Extracted records:
______________________________
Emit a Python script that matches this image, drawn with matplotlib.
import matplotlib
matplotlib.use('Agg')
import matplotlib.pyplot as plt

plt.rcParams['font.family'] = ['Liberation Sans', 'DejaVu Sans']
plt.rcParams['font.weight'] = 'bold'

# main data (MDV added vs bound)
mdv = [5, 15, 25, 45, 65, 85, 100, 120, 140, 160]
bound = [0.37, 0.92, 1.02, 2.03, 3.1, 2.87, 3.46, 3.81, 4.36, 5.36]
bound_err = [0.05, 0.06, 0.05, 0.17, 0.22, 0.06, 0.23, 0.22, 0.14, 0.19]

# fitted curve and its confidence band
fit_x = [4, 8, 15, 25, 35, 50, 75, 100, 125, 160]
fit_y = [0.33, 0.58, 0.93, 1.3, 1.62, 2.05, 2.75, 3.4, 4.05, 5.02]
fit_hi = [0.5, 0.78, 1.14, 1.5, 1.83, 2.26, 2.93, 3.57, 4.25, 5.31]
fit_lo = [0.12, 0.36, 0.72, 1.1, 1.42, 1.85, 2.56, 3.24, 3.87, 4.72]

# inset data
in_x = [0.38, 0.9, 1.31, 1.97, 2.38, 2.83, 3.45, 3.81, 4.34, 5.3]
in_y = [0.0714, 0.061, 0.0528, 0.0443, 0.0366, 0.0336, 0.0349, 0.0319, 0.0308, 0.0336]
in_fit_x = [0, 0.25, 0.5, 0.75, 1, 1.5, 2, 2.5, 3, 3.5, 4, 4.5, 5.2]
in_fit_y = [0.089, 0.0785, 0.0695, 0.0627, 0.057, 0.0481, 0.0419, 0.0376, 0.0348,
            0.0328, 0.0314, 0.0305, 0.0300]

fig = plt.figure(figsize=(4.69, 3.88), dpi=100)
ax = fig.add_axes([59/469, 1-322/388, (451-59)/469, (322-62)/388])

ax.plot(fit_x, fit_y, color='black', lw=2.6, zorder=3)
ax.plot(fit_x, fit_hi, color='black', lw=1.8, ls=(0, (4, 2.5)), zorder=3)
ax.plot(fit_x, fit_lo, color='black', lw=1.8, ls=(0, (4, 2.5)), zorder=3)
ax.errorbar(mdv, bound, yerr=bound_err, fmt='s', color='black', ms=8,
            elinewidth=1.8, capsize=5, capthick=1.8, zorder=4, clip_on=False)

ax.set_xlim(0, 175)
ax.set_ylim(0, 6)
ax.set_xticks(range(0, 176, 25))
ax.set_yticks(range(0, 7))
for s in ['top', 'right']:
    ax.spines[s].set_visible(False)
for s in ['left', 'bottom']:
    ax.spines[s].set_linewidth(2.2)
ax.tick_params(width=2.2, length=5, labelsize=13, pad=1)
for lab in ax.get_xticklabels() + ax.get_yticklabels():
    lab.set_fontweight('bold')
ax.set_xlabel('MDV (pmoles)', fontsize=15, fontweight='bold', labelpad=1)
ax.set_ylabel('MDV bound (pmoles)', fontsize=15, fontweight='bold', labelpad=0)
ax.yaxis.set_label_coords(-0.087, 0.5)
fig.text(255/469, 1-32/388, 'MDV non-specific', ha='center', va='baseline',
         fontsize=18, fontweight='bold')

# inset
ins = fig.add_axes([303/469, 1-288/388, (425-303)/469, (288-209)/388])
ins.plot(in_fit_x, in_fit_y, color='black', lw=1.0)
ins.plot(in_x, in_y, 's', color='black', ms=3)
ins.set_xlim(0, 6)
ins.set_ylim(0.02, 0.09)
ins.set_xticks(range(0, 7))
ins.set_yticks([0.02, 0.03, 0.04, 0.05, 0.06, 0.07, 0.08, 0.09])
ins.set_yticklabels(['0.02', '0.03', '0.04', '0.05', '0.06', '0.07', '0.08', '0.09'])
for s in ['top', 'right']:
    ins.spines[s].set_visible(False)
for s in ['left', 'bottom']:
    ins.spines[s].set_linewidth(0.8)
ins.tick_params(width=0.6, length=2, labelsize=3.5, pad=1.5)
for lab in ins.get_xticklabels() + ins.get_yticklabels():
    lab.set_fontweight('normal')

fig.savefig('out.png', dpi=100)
______________________________
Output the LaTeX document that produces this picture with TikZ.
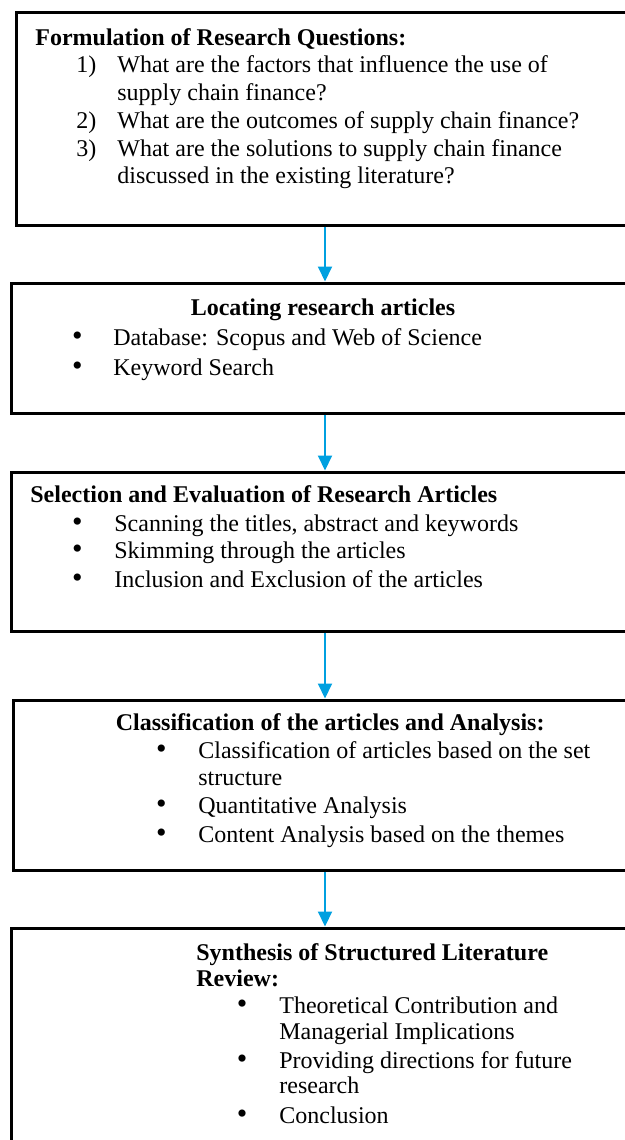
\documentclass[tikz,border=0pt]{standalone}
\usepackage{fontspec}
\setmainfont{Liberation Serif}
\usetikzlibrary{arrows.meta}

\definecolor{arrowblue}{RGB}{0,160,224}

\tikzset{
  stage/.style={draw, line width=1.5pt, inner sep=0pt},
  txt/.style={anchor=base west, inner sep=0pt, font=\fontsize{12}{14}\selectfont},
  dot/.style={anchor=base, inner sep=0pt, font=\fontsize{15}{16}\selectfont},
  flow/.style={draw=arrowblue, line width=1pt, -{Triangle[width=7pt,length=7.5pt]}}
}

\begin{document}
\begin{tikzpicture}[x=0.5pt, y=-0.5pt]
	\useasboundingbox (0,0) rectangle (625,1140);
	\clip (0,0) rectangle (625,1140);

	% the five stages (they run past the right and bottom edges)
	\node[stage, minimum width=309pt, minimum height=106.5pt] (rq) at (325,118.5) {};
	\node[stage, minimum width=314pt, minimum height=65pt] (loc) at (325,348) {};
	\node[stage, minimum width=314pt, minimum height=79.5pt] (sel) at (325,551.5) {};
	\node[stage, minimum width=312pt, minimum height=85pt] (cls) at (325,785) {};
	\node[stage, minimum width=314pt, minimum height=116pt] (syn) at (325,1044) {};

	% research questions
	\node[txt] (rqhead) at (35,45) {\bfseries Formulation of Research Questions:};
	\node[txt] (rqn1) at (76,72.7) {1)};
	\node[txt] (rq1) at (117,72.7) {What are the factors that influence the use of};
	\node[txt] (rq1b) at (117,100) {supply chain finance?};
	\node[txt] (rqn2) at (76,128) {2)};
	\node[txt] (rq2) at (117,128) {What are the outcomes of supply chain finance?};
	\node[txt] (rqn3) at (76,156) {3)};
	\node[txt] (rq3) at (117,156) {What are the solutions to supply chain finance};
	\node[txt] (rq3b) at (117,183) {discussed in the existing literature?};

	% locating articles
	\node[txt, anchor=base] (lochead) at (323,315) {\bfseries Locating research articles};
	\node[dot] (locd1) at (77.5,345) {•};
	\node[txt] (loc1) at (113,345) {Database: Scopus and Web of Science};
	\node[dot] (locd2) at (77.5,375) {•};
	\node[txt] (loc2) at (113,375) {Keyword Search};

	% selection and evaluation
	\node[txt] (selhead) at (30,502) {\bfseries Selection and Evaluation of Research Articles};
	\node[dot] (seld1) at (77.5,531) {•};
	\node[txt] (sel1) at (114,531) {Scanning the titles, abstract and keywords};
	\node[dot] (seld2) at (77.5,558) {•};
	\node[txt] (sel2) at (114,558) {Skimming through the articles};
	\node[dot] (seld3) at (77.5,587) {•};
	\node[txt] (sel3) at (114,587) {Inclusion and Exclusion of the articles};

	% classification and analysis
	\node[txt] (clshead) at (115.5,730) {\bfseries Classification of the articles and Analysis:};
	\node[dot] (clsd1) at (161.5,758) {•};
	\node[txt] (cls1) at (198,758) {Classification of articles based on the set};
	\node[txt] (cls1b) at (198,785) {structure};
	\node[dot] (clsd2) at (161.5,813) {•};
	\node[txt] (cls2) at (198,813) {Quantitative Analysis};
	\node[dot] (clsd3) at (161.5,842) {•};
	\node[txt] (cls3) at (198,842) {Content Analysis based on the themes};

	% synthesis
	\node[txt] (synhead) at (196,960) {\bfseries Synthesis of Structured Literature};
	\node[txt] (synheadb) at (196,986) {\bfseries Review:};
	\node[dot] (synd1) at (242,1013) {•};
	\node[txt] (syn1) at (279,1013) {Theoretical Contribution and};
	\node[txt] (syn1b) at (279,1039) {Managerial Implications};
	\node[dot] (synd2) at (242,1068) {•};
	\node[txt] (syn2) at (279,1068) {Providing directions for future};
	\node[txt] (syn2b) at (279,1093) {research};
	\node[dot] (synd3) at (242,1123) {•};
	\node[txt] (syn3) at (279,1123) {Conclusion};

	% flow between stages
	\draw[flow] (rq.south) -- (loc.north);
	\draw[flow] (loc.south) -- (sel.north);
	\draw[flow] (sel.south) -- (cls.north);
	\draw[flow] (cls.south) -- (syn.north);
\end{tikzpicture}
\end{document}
______________________________
- **WRITTEN INSTRUCTION**:
How many lines in the records above contain the word "that"? Give only the number.

- **EXPECTED ANSWER**:
3